● Task objective
Print, exactly as they stand, the lines from the start of the listing to the line containing "from matplotlib.patches import Rectangle", inclusive.

● Given information
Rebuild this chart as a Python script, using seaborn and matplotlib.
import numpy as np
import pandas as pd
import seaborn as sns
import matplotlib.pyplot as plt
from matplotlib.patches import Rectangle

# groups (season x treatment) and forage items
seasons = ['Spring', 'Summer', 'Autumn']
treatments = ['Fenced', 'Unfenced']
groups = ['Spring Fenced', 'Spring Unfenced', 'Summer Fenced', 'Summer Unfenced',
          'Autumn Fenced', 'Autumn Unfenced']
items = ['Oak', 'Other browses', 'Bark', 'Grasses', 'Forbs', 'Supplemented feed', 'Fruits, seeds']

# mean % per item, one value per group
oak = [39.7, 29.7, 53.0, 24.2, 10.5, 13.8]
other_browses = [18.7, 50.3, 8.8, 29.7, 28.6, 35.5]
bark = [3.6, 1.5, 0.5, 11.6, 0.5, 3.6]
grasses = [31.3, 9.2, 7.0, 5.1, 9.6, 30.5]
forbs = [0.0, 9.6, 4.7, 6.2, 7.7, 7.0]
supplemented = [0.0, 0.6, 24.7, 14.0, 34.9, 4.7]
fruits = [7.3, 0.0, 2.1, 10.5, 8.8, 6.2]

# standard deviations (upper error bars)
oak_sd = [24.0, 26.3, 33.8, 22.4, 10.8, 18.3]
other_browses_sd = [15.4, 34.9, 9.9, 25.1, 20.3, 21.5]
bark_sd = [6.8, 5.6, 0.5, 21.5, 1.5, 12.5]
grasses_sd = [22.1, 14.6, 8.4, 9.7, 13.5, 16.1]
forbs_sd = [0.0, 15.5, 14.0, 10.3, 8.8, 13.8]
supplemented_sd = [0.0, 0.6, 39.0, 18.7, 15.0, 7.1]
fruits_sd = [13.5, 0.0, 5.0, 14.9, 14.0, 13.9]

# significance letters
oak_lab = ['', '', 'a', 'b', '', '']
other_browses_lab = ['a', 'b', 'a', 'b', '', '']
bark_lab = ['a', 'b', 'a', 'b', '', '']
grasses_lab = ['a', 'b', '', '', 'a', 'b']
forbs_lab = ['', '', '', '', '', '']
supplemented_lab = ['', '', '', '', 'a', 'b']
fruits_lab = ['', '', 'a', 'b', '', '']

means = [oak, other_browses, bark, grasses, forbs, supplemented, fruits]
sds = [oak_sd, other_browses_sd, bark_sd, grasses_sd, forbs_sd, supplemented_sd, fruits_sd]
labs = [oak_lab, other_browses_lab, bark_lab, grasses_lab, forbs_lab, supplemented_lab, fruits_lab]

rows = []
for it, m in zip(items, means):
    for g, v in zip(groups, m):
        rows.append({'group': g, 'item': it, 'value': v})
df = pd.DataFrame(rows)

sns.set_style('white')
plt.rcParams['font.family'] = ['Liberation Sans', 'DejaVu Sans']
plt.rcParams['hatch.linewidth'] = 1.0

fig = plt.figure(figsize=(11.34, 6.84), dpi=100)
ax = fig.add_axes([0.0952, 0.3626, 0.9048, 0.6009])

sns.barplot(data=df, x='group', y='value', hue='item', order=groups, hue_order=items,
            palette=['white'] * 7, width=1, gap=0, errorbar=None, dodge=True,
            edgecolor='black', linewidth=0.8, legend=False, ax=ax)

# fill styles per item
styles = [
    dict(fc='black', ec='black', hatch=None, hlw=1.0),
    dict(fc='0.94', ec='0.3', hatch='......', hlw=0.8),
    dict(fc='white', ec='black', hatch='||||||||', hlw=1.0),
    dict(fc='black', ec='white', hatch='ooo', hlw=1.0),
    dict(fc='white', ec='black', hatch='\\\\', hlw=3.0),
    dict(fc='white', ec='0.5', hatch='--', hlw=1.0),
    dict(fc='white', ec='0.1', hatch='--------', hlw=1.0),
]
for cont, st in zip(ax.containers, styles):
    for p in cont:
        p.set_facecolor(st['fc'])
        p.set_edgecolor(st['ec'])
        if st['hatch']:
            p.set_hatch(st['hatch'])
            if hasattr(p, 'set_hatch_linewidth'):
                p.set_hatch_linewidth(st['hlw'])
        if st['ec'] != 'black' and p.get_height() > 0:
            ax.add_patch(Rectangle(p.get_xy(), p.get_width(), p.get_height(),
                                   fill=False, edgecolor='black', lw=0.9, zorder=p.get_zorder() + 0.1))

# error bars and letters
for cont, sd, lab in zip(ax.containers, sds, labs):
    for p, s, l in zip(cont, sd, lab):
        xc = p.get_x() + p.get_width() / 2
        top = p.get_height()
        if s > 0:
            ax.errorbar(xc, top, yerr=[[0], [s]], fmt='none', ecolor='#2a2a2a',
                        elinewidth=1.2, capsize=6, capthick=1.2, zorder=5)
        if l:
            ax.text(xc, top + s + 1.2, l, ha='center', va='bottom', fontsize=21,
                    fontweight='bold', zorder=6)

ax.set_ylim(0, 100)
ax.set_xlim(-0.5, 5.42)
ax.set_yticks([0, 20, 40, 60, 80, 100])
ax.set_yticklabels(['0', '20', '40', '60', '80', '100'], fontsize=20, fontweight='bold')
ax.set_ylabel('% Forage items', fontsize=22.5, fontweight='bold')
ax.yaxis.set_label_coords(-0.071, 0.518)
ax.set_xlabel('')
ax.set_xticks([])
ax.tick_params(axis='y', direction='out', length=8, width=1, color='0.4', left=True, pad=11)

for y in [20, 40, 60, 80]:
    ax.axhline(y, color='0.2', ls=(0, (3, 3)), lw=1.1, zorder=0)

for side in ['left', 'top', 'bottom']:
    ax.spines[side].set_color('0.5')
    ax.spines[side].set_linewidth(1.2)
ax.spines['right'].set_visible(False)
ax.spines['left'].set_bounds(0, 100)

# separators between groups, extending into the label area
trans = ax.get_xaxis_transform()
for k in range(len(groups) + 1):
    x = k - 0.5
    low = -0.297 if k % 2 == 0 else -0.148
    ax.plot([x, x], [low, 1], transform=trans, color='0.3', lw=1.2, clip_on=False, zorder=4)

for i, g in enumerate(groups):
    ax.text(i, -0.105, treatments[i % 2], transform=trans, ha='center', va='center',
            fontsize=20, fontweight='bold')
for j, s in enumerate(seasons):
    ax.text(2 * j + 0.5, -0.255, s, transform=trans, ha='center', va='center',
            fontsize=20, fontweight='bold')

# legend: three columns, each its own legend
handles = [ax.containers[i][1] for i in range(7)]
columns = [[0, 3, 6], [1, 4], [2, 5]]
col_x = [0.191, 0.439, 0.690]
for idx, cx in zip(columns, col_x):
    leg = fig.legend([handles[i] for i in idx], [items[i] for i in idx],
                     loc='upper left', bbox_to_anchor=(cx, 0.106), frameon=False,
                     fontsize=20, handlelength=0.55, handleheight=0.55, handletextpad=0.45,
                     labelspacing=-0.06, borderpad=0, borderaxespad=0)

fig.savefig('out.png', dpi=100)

● Response to the exercise
Rebuild this chart as a Python script, using seaborn and matplotlib.
import numpy as np
import pandas as pd
import seaborn as sns
import matplotlib.pyplot as plt
from matplotlib.patches import Rectangle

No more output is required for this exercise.